Dataset entries:
-------

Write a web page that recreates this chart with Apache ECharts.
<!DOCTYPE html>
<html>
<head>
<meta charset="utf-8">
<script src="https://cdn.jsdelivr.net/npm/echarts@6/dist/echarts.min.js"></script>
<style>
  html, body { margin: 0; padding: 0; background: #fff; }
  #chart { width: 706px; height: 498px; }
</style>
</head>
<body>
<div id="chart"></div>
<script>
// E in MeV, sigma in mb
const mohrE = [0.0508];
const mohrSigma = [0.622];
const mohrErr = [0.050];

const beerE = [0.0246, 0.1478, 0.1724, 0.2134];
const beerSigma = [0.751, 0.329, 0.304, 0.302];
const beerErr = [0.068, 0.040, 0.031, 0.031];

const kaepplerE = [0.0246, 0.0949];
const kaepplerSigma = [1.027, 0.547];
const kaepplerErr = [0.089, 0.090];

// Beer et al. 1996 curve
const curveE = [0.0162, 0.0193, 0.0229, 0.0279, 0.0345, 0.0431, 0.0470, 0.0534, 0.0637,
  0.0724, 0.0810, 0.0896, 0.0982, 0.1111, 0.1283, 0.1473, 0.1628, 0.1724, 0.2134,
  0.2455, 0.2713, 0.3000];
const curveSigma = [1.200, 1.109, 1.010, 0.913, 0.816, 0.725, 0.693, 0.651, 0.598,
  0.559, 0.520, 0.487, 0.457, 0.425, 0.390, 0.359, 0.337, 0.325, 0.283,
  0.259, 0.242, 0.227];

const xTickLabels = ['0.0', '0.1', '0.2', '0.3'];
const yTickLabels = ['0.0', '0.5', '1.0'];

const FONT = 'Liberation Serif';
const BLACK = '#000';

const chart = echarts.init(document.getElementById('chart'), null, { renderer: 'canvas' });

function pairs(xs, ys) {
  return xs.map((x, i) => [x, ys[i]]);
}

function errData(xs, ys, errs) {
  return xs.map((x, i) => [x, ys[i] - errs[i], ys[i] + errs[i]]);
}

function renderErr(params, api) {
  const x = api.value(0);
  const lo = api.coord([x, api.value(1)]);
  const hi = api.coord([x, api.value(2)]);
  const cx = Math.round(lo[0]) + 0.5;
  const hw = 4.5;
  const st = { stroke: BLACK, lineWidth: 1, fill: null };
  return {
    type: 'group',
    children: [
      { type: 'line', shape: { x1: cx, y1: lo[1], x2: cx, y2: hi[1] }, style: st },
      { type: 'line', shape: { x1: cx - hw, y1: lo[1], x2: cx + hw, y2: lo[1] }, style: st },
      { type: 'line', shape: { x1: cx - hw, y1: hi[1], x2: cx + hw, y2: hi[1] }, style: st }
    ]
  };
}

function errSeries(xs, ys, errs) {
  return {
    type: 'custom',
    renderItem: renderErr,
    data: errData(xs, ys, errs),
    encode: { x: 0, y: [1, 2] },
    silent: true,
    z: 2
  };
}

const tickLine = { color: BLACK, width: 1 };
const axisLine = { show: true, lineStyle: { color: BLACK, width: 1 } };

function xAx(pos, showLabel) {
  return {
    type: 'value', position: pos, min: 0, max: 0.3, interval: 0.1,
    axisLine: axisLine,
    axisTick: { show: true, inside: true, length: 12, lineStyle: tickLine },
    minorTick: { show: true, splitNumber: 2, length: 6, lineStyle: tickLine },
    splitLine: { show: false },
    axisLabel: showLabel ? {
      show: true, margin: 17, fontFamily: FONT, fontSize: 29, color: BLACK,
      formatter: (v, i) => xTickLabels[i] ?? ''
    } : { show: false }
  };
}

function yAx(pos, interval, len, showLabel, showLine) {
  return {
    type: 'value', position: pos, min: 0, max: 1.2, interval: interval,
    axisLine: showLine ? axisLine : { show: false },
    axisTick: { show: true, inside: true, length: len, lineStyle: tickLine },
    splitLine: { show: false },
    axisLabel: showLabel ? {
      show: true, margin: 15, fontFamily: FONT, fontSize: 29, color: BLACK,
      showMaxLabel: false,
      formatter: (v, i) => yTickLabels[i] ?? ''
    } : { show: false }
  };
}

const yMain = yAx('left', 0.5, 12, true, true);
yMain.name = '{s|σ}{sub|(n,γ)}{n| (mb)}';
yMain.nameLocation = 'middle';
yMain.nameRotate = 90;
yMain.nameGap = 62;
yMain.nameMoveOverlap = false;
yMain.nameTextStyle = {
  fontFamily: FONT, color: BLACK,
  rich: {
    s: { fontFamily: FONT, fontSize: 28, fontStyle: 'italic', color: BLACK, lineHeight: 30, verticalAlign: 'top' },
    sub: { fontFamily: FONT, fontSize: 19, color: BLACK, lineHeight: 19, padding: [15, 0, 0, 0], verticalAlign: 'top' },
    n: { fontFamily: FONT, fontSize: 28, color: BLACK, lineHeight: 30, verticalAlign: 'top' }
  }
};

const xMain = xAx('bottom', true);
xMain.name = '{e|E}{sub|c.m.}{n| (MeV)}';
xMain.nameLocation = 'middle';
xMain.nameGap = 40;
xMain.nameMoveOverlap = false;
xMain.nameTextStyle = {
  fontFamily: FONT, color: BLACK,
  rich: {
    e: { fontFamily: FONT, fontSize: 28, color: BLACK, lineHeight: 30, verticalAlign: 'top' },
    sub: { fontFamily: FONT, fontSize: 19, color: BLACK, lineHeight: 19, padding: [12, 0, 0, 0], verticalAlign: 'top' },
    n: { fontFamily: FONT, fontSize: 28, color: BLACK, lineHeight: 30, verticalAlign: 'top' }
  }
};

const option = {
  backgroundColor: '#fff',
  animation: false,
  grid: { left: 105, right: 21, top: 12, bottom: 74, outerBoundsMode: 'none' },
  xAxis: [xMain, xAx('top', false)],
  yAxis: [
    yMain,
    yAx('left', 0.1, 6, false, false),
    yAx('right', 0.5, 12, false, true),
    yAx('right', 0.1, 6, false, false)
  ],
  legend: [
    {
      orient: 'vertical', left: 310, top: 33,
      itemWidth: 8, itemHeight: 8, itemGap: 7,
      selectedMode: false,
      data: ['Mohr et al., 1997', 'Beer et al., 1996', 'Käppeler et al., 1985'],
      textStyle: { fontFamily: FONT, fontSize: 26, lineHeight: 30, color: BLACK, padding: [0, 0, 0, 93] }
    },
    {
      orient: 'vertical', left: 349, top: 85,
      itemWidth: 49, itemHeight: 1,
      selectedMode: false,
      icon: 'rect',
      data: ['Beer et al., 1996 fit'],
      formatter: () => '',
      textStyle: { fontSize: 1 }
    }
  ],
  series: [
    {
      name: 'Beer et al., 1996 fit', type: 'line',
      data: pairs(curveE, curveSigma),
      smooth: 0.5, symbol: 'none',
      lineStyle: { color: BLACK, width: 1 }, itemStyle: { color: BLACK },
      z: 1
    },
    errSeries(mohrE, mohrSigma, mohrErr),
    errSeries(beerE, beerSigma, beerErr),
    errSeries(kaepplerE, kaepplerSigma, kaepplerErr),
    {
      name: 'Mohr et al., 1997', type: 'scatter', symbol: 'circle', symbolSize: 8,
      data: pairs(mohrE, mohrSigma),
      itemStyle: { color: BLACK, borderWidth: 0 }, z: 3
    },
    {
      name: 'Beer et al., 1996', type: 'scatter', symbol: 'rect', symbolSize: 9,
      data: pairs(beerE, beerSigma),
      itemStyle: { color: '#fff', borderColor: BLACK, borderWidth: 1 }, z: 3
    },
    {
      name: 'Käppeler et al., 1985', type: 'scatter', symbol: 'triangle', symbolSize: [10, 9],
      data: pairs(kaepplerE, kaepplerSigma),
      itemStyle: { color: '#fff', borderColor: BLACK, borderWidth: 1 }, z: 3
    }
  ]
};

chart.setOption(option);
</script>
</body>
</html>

-------

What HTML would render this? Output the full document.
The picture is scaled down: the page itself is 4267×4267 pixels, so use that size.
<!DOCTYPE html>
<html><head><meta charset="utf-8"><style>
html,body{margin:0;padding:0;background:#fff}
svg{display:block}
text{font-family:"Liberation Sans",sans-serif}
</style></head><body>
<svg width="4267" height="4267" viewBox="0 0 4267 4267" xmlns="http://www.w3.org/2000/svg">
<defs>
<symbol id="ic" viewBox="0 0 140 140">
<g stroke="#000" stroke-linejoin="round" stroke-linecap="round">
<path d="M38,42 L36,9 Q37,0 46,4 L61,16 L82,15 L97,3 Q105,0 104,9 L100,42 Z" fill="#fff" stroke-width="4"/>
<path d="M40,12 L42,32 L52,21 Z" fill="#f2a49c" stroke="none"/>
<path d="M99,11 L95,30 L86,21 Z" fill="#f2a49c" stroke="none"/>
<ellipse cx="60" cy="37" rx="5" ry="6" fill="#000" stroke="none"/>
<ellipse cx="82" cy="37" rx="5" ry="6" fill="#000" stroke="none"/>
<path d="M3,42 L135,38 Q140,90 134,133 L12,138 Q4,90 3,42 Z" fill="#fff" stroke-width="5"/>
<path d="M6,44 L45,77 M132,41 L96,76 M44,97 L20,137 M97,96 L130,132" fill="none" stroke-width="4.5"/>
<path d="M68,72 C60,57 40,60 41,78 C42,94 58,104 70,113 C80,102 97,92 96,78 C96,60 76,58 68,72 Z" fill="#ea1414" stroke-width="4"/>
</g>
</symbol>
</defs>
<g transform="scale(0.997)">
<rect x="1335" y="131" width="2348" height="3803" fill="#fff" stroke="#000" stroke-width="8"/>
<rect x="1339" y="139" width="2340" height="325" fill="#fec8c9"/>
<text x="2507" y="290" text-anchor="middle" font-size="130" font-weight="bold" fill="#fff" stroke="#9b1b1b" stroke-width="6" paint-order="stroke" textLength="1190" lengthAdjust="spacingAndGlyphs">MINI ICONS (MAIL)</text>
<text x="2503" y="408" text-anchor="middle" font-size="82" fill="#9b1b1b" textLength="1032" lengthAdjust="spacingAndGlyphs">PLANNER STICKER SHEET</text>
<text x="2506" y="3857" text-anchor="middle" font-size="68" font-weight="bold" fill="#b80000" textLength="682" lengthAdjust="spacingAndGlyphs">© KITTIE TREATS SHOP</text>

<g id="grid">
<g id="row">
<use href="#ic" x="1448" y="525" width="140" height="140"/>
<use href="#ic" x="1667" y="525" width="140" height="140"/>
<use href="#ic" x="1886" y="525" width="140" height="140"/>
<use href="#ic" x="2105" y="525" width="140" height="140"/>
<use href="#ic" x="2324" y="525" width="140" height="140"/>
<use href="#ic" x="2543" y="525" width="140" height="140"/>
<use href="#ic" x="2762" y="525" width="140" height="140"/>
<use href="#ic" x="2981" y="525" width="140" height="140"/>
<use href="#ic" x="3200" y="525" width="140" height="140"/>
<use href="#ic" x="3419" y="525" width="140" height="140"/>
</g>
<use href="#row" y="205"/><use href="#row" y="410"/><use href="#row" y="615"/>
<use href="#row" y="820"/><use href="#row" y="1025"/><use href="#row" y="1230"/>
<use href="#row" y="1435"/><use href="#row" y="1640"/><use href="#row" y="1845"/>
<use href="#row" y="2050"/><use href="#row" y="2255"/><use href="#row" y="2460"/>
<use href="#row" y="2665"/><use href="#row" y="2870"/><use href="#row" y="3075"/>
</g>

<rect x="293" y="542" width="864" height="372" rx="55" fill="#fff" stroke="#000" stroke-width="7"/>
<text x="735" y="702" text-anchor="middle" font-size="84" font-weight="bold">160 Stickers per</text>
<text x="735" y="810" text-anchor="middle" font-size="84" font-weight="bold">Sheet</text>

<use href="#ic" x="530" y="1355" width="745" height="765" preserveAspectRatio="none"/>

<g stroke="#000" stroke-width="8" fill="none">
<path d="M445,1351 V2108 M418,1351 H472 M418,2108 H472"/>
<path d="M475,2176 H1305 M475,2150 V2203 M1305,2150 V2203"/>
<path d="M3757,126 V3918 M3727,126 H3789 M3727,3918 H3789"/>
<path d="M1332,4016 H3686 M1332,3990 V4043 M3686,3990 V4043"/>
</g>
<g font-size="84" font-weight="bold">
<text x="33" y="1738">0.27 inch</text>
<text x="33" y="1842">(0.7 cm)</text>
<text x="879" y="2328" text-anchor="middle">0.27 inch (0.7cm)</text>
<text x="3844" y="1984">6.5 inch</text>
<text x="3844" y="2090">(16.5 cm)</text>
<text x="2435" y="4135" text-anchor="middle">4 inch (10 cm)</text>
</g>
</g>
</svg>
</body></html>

-------

**Work required:**
Write down exactly the span of lines above from the one containing "Write a web" to the one containing "const mohrErr = [0.050];", both ends included.

**Full response:**
Write a web page that recreates this chart with Apache ECharts.
<!DOCTYPE html>
<html>
<head>
<meta charset="utf-8">
<script src="https://cdn.jsdelivr.net/npm/echarts@6/dist/echarts.min.js"></script>
<style>
  html, body { margin: 0; padding: 0; background: #fff; }
  #chart { width: 706px; height: 498px; }
</style>
</head>
<body>
<div id="chart"></div>
<script>
// E in MeV, sigma in mb
const mohrE = [0.0508];
const mohrSigma = [0.622];
const mohrErr = [0.050];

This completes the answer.